Born in 1914 at the dawn of cinema, Italy’s censorship law felled some giants of the silver screen – including Last Tango in Paris – but now faces its own curtain call.

“Film censorship has been abolished,” announced Culture Minister Dario Franceschini in a statement late on Monday.

“The system of controls and interventions that still allow the state to intervene in the freedom of artists has been definitively ended.”

As a result, it will now no longer be possible to block the release of a new film or demand edits for moral or religious reasons. Filmmakers will instead classify their own movies based on the age of the audience.

Their decisions will be verified by a new commission made up of 49 members chosen from the film industry, but will be experts in education and animal rights.

“It’s a form of self-regulation. We are mature enough,” said director Pupi Avati, whose 1970s film Bordella was censored.

Hundreds of films have been censored in Italy over the past century, primarily for political, moral and religious reasons.

Maria Schneider and Marlon Brandon in Last Tango In Paris.
Maria Schneider and Marlon Brandon in Bernardo Bertolucci’s Oscar-nominated 1972 classic Last Tango In Paris.

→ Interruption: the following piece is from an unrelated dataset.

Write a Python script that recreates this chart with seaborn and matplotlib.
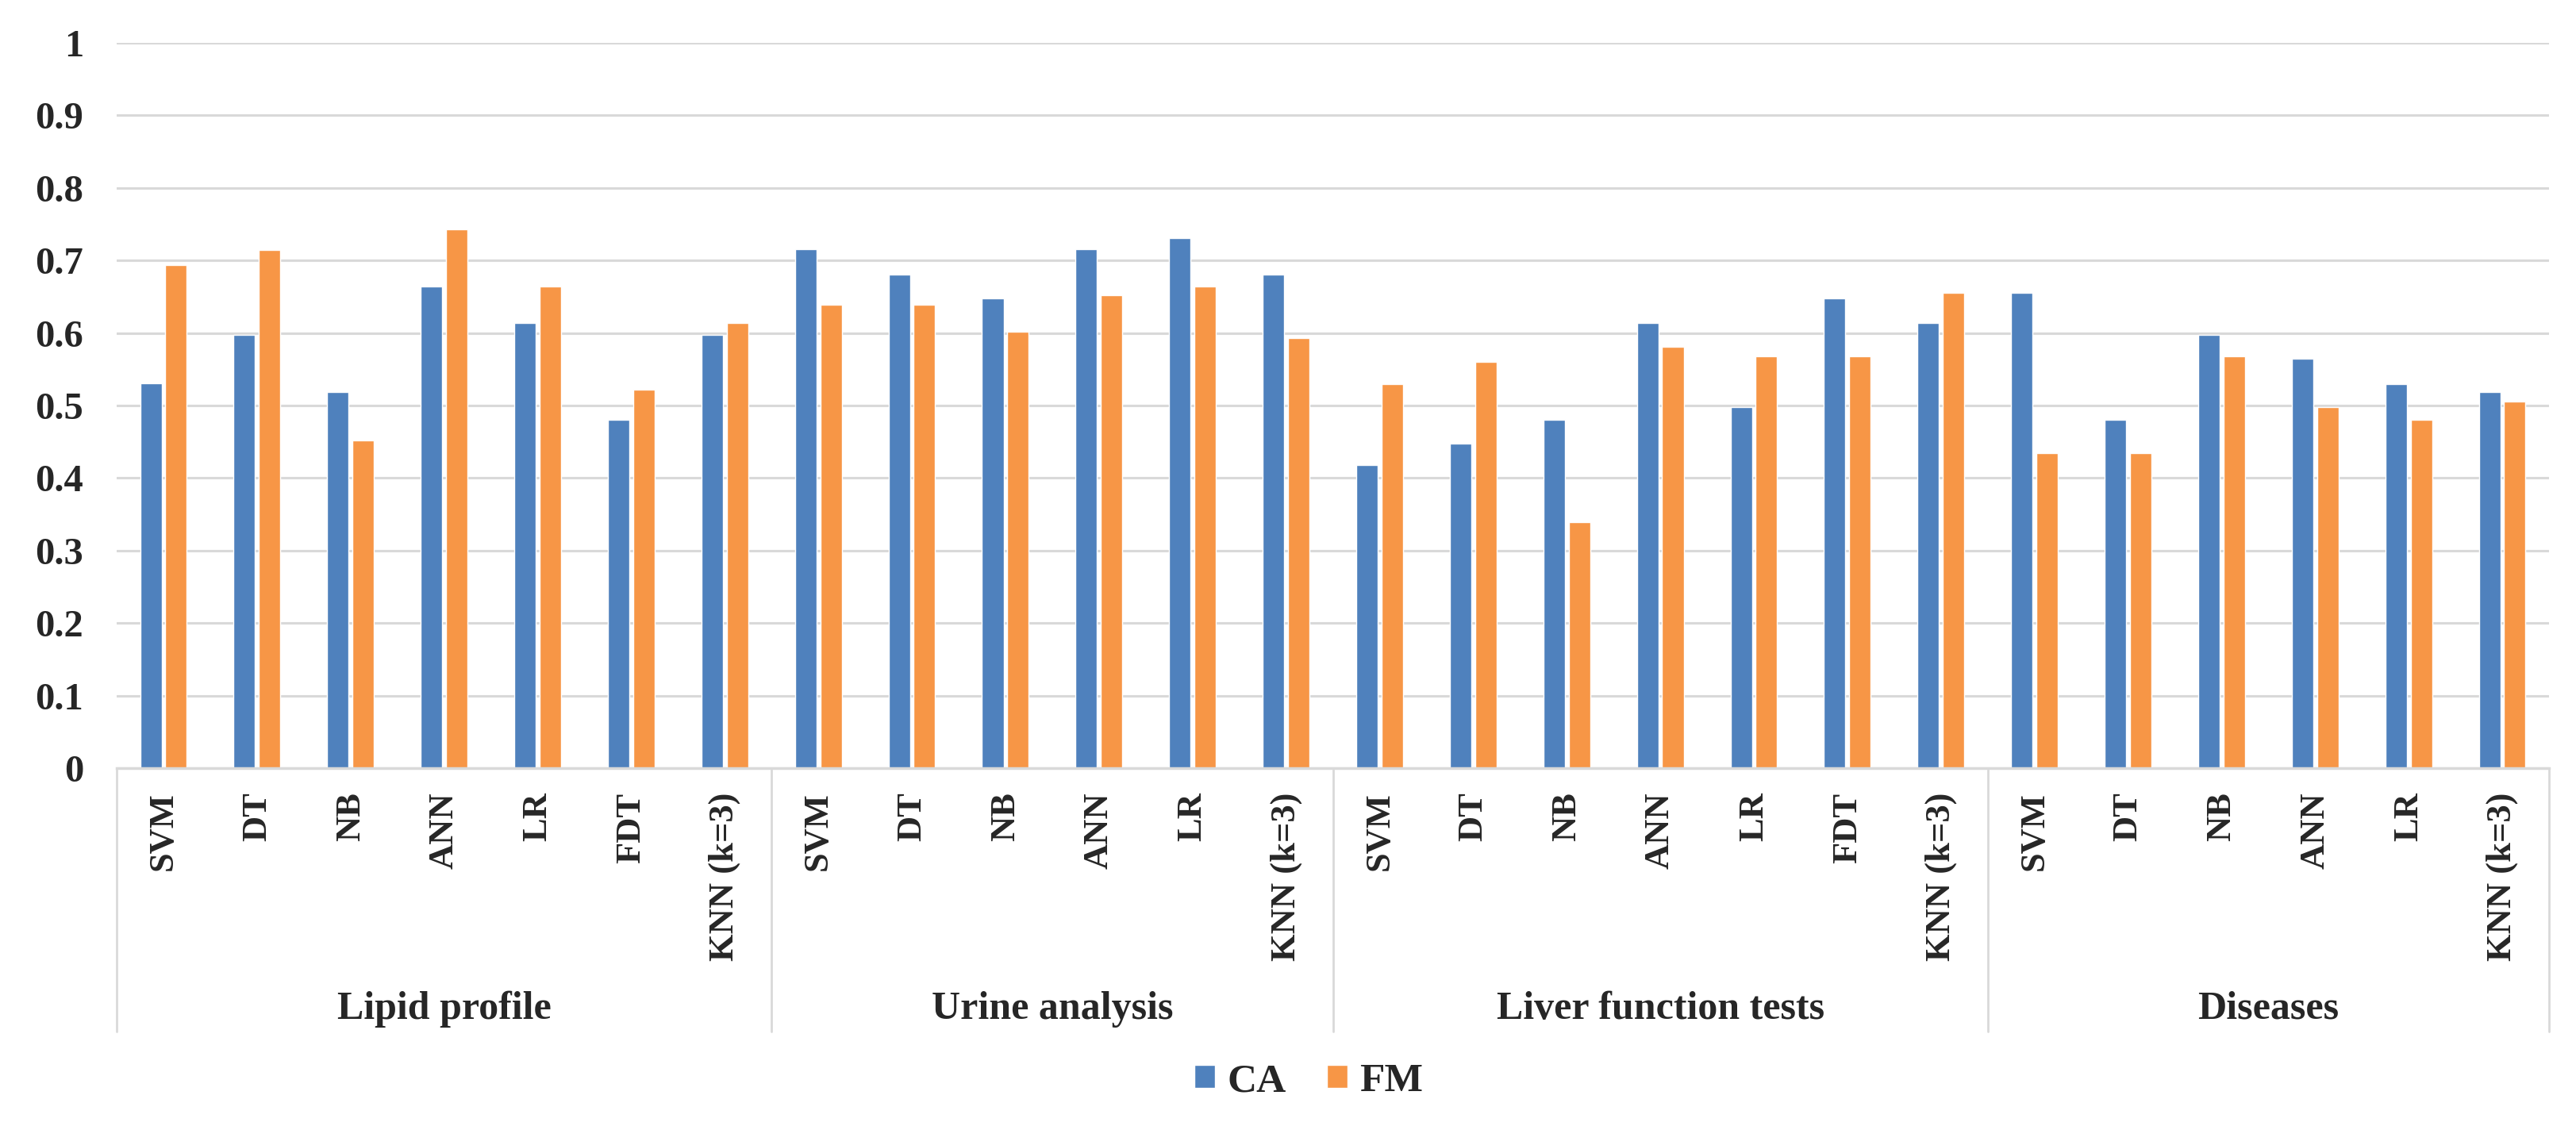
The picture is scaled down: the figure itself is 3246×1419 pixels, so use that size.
import numpy as np
import pandas as pd
import seaborn as sns
import matplotlib.pyplot as plt
from matplotlib.transforms import blended_transform_factory

groups = ["Lipid profile", "Urine analysis", "Liver function tests", "Diseases"]
methods_lipid = ["SVM", "DT", "NB", "ANN", "LR", "FDT", "KNN (k=3)"]
methods_urine = ["SVM", "DT", "NB", "ANN", "LR", "KNN (k=3)"]
methods_liver = ["SVM", "DT", "NB", "ANN", "LR", "FDT", "KNN (k=3)"]
methods_dis = ["SVM", "DT", "NB", "ANN", "LR", "KNN (k=3)"]

ca_lipid = [0.531, 0.597, 0.519, 0.664, 0.614, 0.480, 0.597]
fm_lipid = [0.694, 0.714, 0.452, 0.743, 0.664, 0.522, 0.614]
ca_urine = [0.715, 0.681, 0.648, 0.715, 0.731, 0.681]
fm_urine = [0.639, 0.639, 0.602, 0.652, 0.664, 0.593]
ca_liver = [0.418, 0.447, 0.480, 0.614, 0.498, 0.648, 0.614]
fm_liver = [0.530, 0.560, 0.339, 0.581, 0.568, 0.568, 0.655]
ca_dis = [0.655, 0.480, 0.597, 0.565, 0.530, 0.519]
fm_dis = [0.434, 0.434, 0.568, 0.498, 0.480, 0.505]

method_lists = [methods_lipid, methods_urine, methods_liver, methods_dis]
ca_lists = [ca_lipid, ca_urine, ca_liver, ca_dis]
fm_lists = [fm_lipid, fm_urine, fm_liver, fm_dis]

rows = []
for g, ms, cas, fms in zip(groups, method_lists, ca_lists, fm_lists):
    for m, a, f in zip(ms, cas, fms):
        key = g + "|" + m
        rows.append({"key": key, "method": m, "group": g, "series": "CA", "value": a})
        rows.append({"key": key, "method": m, "group": g, "series": "FM", "value": f})
df = pd.DataFrame(rows)
order = list(dict.fromkeys(df["key"]))

sns.set_style("white")
plt.rcParams["font.family"] = ["Liberation Serif", "DejaVu Serif"]
plt.rcParams["font.weight"] = "bold"

grid_c = "#D9D9D9"
fig = plt.figure(figsize=(32.46, 14.19), dpi=100)
ax = fig.add_axes([147 / 3246, 1 - 968 / 1419, (3212 - 147) / 3246, (968 - 54) / 1419])

sns.barplot(data=df, x="key", y="value", hue="series", order=order,
            hue_order=["CA", "FM"], palette={"CA": "#4F81BD", "FM": "#F79646"},
            width=0.54, gap=0.15, saturation=1, ax=ax, legend=True)

ax.set_ylim(0, 1)
ax.set_xlim(-0.5, len(order) - 0.5)
ax.set_yticks(np.arange(0, 1.01, 0.1))
ax.set_yticklabels(["0"] + [f"{v:.1f}" for v in np.arange(0.1, 0.95, 0.1)] + ["1"],
                   fontsize=35, fontweight="bold")
ax.yaxis.grid(True, color=grid_c, linewidth=2.2)
ax.set_axisbelow(True)
for s in ["top", "right", "left"]:
    ax.spines[s].set_visible(False)
ax.spines["bottom"].set_color(grid_c)
ax.spines["bottom"].set_linewidth(2.5)
ax.tick_params(axis="y", length=0, pad=30)
ax.tick_params(axis="x", length=0, pad=22)
ax.set_xticks(range(len(order)))
ax.set_xticklabels(df.drop_duplicates("key")["method"], rotation=90,
                   fontsize=32, fontweight="bold", va="top")
ax.set_xlabel("")
ax.set_ylabel("")

trans = blended_transform_factory(ax.transData, ax.transAxes)
sep_bottom = -(1300 - 968) / 914
pos = -0.5
bounds = [pos]
for g, ms in zip(groups, method_lists):
    ax.text(pos + len(ms) / 2, -(1272 - 968) / 914, g, transform=trans,
            ha="center", va="center", fontsize=36, fontweight="bold")
    pos += len(ms)
    bounds.append(pos)
for b in bounds:
    ax.plot([b, b], [0, sep_bottom], transform=trans, color=grid_c,
            linewidth=2.0, clip_on=False)

handles, labels = ax.get_legend_handles_labels()
ax.legend(handles, labels, loc="center", bbox_to_anchor=(1649 / 3246, 1 - 1363 / 1419),
          bbox_transform=fig.transFigure, ncol=2, frameon=False, fontsize=37,
          handlelength=0.5, handleheight=0.5, handletextpad=0.3, columnspacing=1.0)

fig.savefig("out.png", dpi=100)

Photograph: Cinetext Bildarchiv/Allstar/UNITED ARTISTS

Most famous was Bernardo Bertolucci’s Oscar-nominated 1972 classic Last Tango In Paris, all copies of which were destroyed except for three preserved as “proof of the crime”.

Scrapping the law was an “important and historic step for Italian cinema”, said Elena Boero, a film expert: “It was time.”

According to a survey by Cinecensura, an online exhibition promoted by the culture ministry, 274 Italian films, 130 American movies and 321 from other countries have been censured in Italy since 1944.

More than 10,000 were modified in some way, including works by directors such as Federico Fellini.

But for some artists censorship had the effect of drawing in viewers. “It make films more seductive, generating public interest, especially those with an erotic theme,” said Avati.

The last major case of censorship was in 1998 with the blasphemous and grotesque Toto Who Lived Twice, which was strongly criticised by traditional Catholics.